• _What you have to do_
Your task is to print, exactly and only, the lines from the start of the entries below through the line with "17200, 17180, 17170, 17150, 17160, 17170, 17150, 17150]". Include both ends, but skip the pictures.
— start Data for the task —
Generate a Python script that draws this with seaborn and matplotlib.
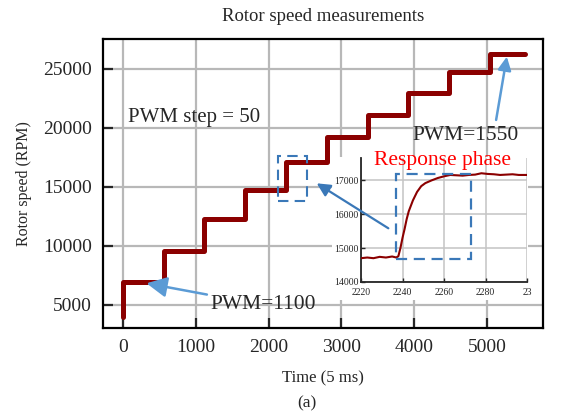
import matplotlib
matplotlib.use("Agg")
import matplotlib.pyplot as plt
from matplotlib.patches import Rectangle
import seaborn as sns
import pandas as pd

# step changes of the PWM command (time index, 5 ms per sample)
step_times = [0, 0, 560, 1118, 1677, 2237, 2796, 3360, 3915, 4475, 5040, 5520]
step_levels = [4000, 6920, 9600, 12250, 14780, 17150, 19270, 21100, 22940, 24760, 26280, 26280]

# zoomed view of the 5th step (response phase)
zoom_t = [2220, 2223, 2226, 2229, 2232, 2235, 2237, 2238, 2239, 2240, 2241, 2242, 2243,
          2245, 2247, 2249, 2251, 2254, 2257, 2260, 2263, 2266, 2269, 2272, 2275,
          2278, 2281, 2284, 2287, 2290, 2293, 2296, 2300]
zoom_rpm = [14700, 14720, 14700, 14740, 14720, 14750, 14720, 14760, 15000, 15300, 15560, 15850, 16080,
            16400, 16650, 16820, 16910, 16990, 17060, 17110, 17150, 17140, 17130, 17150, 17160,
            17200, 17180, 17170, 17150, 17160, 17170, 17150, 17150]

main_df = pd.DataFrame({"t": step_times, "rpm": step_levels})
zoom_df = pd.DataFrame({"t": zoom_t, "rpm": zoom_rpm})

sns.set_style("ticks")
plt.rcParams["font.family"] = ["Liberation Serif", "DejaVu Serif"]

red = "#8b0000"
blue = "#3a78b8"
light_blue = "#5b9bd5"
grid_col = "#b8b8b8"

fig = plt.figure(figsize=(5.61, 4.18), dpi=100)
ax = fig.add_axes([0.1836, 0.2153, 0.7838, 0.6914])

sns.lineplot(data=main_df, x="t", y="rpm", ax=ax, color=red, linewidth=3.6,
             drawstyle="steps-post", estimator=None, sort=False, zorder=3)

ax.set_xlim(-270, 5760)
ax.set_ylim(3050, 27540)
ax.set_xticks([0, 1000, 2000, 3000, 4000, 5000])
ax.set_yticks([5000, 10000, 15000, 20000, 25000])
ax.grid(True, color=grid_col, linewidth=1.6)
ax.set_axisbelow(True)
for s in ax.spines.values():
    s.set_linewidth(1.6)
    s.set_color("black")
ax.tick_params(direction="in", length=7, width=1.6, labelsize=14, pad=8)
ax.set_xlabel("Time (5 ms)", fontsize=12, labelpad=10)
ax.set_ylabel("Rotor speed (RPM)", fontsize=11.5, labelpad=8)
ax.set_title("Rotor speed measurements", fontsize=13.5, pad=13)

ax.text(70, 20850, "PWM step = 50", fontsize=15, ha="left", va="center")
ax.annotate("PWM=1100", xy=(326, 6840), xytext=(1200, 5000), fontsize=15.5,
            ha="left", va="center",
            arrowprops=dict(arrowstyle="-|>,head_length=0.8,head_width=0.4",
                            color=light_blue, lw=1.8, shrinkA=0, shrinkB=0))
ax.annotate("", xy=(5268, 26040), xytext=(5121, 20680),
            arrowprops=dict(arrowstyle="-|>,head_length=0.8,head_width=0.4",
                            color=light_blue, lw=1.8, shrinkA=0, shrinkB=0))
ax.text(3980, 19400, "PWM=1550", fontsize=15.5, ha="left", va="center")

ax.add_patch(Rectangle((2134, 13810), 390, 3840, fill=False, edgecolor=blue,
                       linewidth=1.5, linestyle=(0, (5, 3)), zorder=4))

fig.text(307 / 561, 1 - 403 / 418, "(a)", fontsize=12.5, ha="center", va="center")

# white backing for the inset and its labels
fig.patches.append(Rectangle((0.5918, 0.2823), 0.3494, 0.3421, transform=fig.transFigure,
                             facecolor="white", edgecolor="none", zorder=1))

ax_in = fig.add_axes([0.6435, 0.3254, 0.296, 0.2967])
ax_in.set_zorder(2)
sns.lineplot(data=zoom_df, x="t", y="rpm", ax=ax_in, color=red, linewidth=1.5,
             estimator=None, sort=False, zorder=3)
ax_in.set_xlim(2220, 2300)
ax_in.set_ylim(14000, 17650)
ax_in.set_xticks([2220, 2240, 2260, 2280, 2300])
ax_in.set_xticklabels(["2220", "2240", "2260", "2280", "23"])
ax_in.set_yticks([14000, 15000, 16000, 17000])
ax_in.grid(True, color="#c4c4c4", linewidth=1.1)
ax_in.set_axisbelow(True)
ax_in.set_xlabel("")
ax_in.set_ylabel("")
ax_in.spines["top"].set_visible(False)
ax_in.spines["right"].set_visible(False)
ax_in.spines["left"].set_linewidth(1.3)
ax_in.spines["bottom"].set_linewidth(1.3)
ax_in.tick_params(direction="in", length=3, width=1, labelsize=7)
ax_in.tick_params(axis="x", pad=4)
ax_in.tick_params(axis="y", pad=2)

ax_in.add_patch(Rectangle((2237, 14680), 36, 2500, fill=False, edgecolor=blue,
                          linewidth=1.6, linestyle=(0, (5, 3)), zorder=4))
ax_in.text(0.49, 0.98, "Response phase", transform=ax_in.transAxes, color="red",
           fontsize=15.5, ha="center", va="center", clip_on=False)
ax_in.annotate("", xy=(2661, 15310), xycoords=ax.transData,
               xytext=(3643, 11500), textcoords=ax.transData,
               arrowprops=dict(arrowstyle="-|>,head_length=0.8,head_width=0.4",
                               color=blue, lw=1.6, shrinkA=0, shrinkB=0),
               annotation_clip=False)

fig.savefig("out.png", dpi=100)
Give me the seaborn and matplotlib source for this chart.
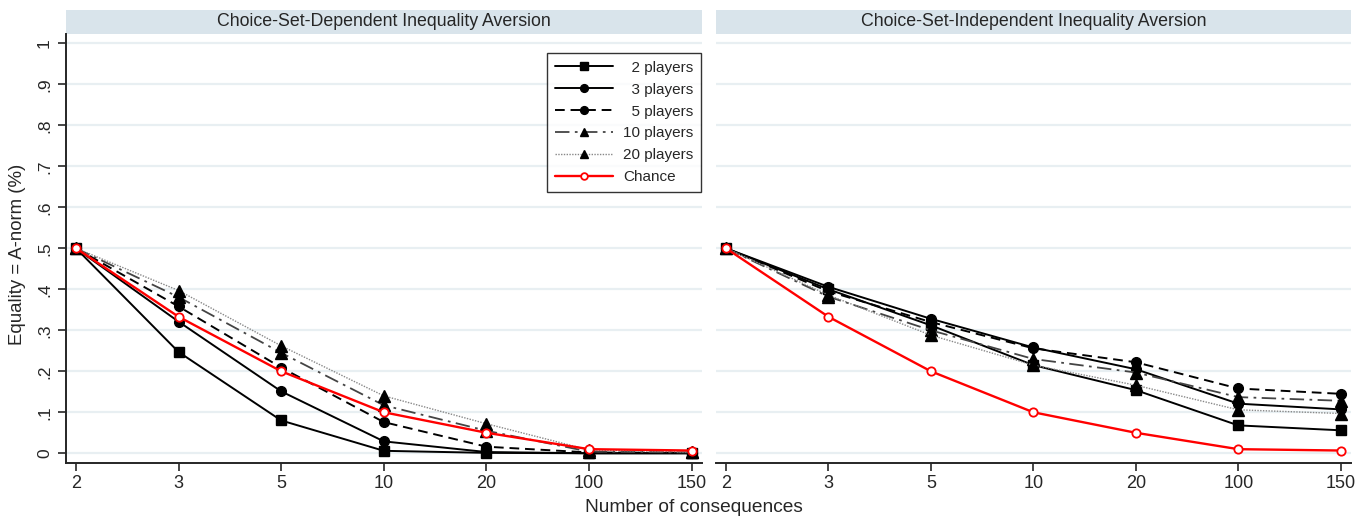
import numpy as np
import pandas as pd
import matplotlib

matplotlib.use("Agg")
import matplotlib.pyplot as plt
from matplotlib.patches import Rectangle
import seaborn as sns

# data
consequences = ["2", "3", "5", "10", "20", "100", "150"]
panel_titles = ["Choice-Set-Dependent Inequality Aversion",
                "Choice-Set-Independent Inequality Aversion"]
series_names = ["  2 players", "  3 players", "  5 players", "10 players", "20 players", "Chance"]

dep_2 = [0.5, 0.247, 0.080, 0.006, 0.001, 0.000, 0.000]
dep_3 = [0.5, 0.321, 0.151, 0.029, 0.003, 0.000, 0.000]
dep_5 = [0.5, 0.358, 0.209, 0.076, 0.016, 0.002, 0.001]
dep_10 = [0.5, 0.381, 0.245, 0.117, 0.055, 0.004, 0.002]
dep_20 = [0.5, 0.397, 0.262, 0.140, 0.072, 0.008, 0.003]

ind_2 = [0.5, 0.400, 0.312, 0.215, 0.154, 0.068, 0.056]
ind_3 = [0.5, 0.406, 0.328, 0.258, 0.205, 0.121, 0.107]
ind_5 = [0.5, 0.395, 0.320, 0.256, 0.222, 0.158, 0.145]
ind_10 = [0.5, 0.382, 0.300, 0.230, 0.197, 0.137, 0.128]
ind_20 = [0.5, 0.386, 0.288, 0.215, 0.166, 0.106, 0.097]

chance = [0.5, 0.333, 0.2, 0.1, 0.05, 0.01, 0.0067]

sns.set_style("white")
plt.rcParams["font.family"] = ["Liberation Sans", "DejaVu Sans"]

# line styles per series
styles = [
    dict(color="black", marker="s", ms=7.5, ls="-", lw=1.4),
    dict(color="black", marker="o", ms=7, ls="-", lw=1.4),
    dict(color="black", marker="o", ms=7, ls=(0, (5, 3)), lw=1.4),
    dict(color="#444444", marker="^", ms=8, ls=(0, (8, 3, 1.5, 3)), lw=1.3),
    dict(color="#888888", marker="^", ms=8, ls=(0, (1, 1)), lw=1.0),
    dict(color="red", marker="o", ms=6, ls="-", lw=1.7, mfc="white", mew=1.3),
]

fig = plt.figure(figsize=(13.68, 5.18), dpi=100)
ax1 = fig.add_axes([66 / 1368, 1 - 462.7 / 518, 636 / 1368, 429 / 518])
ax2 = fig.add_axes([716 / 1368, 1 - 462.7 / 518, 635 / 1368, 429 / 518])

panels = [(ax1, [dep_2, dep_3, dep_5, dep_10, dep_20, chance]),
          (ax2, [ind_2, ind_3, ind_5, ind_10, ind_20, chance])]

for i, (ax, values) in enumerate(panels):
    for name, vals, st in zip(series_names, values, styles):
        df = pd.DataFrame({"x": np.arange(len(consequences)), "y": vals})
        st = dict(st)
        is_red = st["color"] == "red"
        mfc = st.pop("mfc", "black")
        mec = "red" if is_red else "black"
        sns.lineplot(data=df, x="x", y="y", ax=ax, sort=False, legend=False,
                     label=name, color=st["color"], marker=st["marker"],
                     markersize=st["ms"], linestyle=st["ls"], linewidth=st["lw"],
                     markerfacecolor=mfc, mec=mec, mew=st.get("mew", 1.0))

    ax.set_xlim(-0.097, 6.1)
    ax.set_ylim(-0.023, 1.0234)
    ax.set_xticks(range(len(consequences)))
    ax.set_xticklabels(consequences, fontsize=13)
    ax.set_yticks(np.arange(0, 1.01, 0.1))
    ax.set_xlabel("")
    ax.set_ylabel("")
    ax.grid(axis="y", color="#e8eff2", lw=1.6)
    ax.grid(axis="x", visible=False)
    ax.set_axisbelow(True)
    for s in ["top", "right"]:
        ax.spines[s].set_visible(False)
    ax.spines["bottom"].set_linewidth(1.4)
    ax.spines["left"].set_linewidth(1.4)
    ax.tick_params(axis="x", direction="out", length=6, width=1.2, bottom=True, pad=3)

    # title strip
    strip_h = 23.7 / 429
    ax.add_patch(Rectangle((0, 1), 1, strip_h, transform=ax.transAxes,
                           facecolor="#d9e4eb", edgecolor="none", clip_on=False))
    ax.text(0.5, 1 + strip_h / 2, panel_titles[i], transform=ax.transAxes,
            ha="center", va="center", fontsize=12.75)

ax1.set_yticklabels(["0", ".1", ".2", ".3", ".4", ".5", ".6", ".7", ".8", ".9", "1"],
                    rotation=90, va="center", fontsize=12.5)
ax1.tick_params(axis="y", direction="out", length=6, width=1.2, left=True, pad=4)
ax2.tick_params(axis="y", left=False, labelleft=False)
ax2.spines["left"].set_visible(False)

handles = ax1.get_lines()[:6]
leg = ax1.legend(handles, series_names, loc="upper right", bbox_to_anchor=(0.999, 0.955),
                 borderaxespad=0, fontsize=11, frameon=True, fancybox=False,
                 handlelength=3.8, labelspacing=0.52, borderpad=0.5,
                 handletextpad=0.7, markerscale=0.8)
leg.get_frame().set_edgecolor("black")
leg.get_frame().set_linewidth(1.0)

fig.text(18 / 1368, 1 - 254 / 518, "Equality = A-norm (%)", rotation=90,
         ha="center", va="center", fontsize=13.4)
fig.text(694 / 1368, 1 - 507 / 518, "Number of consequences", ha="center", va="center",
         fontsize=13.8)

fig.savefig("out.png", dpi=100)
plt.close(fig)
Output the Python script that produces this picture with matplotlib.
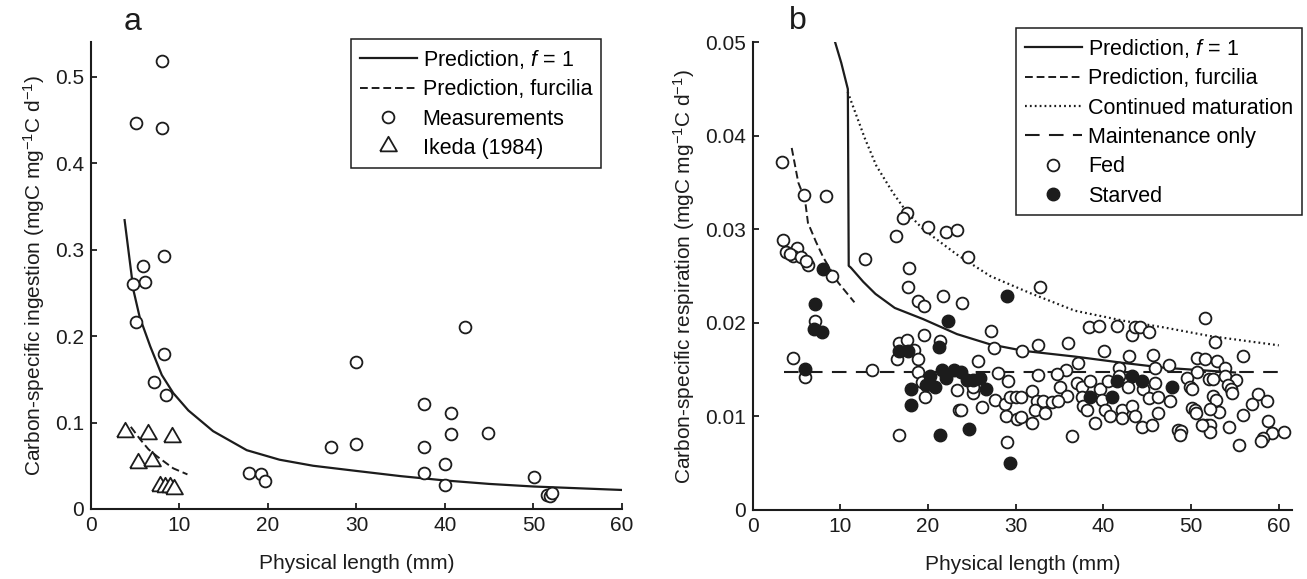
— end Data for the task —
• _Answer to this task_
Generate a Python script that draws this with seaborn and matplotlib.
import matplotlib
matplotlib.use("Agg")
import matplotlib.pyplot as plt
from matplotlib.patches import Rectangle
import seaborn as sns
import pandas as pd

# step changes of the PWM command (time index, 5 ms per sample)
step_times = [0, 0, 560, 1118, 1677, 2237, 2796, 3360, 3915, 4475, 5040, 5520]
step_levels = [4000, 6920, 9600, 12250, 14780, 17150, 19270, 21100, 22940, 24760, 26280, 26280]

# zoomed view of the 5th step (response phase)
zoom_t = [2220, 2223, 2226, 2229, 2232, 2235, 2237, 2238, 2239, 2240, 2241, 2242, 2243,
          2245, 2247, 2249, 2251, 2254, 2257, 2260, 2263, 2266, 2269, 2272, 2275,
          2278, 2281, 2284, 2287, 2290, 2293, 2296, 2300]
zoom_rpm = [14700, 14720, 14700, 14740, 14720, 14750, 14720, 14760, 15000, 15300, 15560, 15850, 16080,
            16400, 16650, 16820, 16910, 16990, 17060, 17110, 17150, 17140, 17130, 17150, 17160,
            17200, 17180, 17170, 17150, 17160, 17170, 17150, 17150]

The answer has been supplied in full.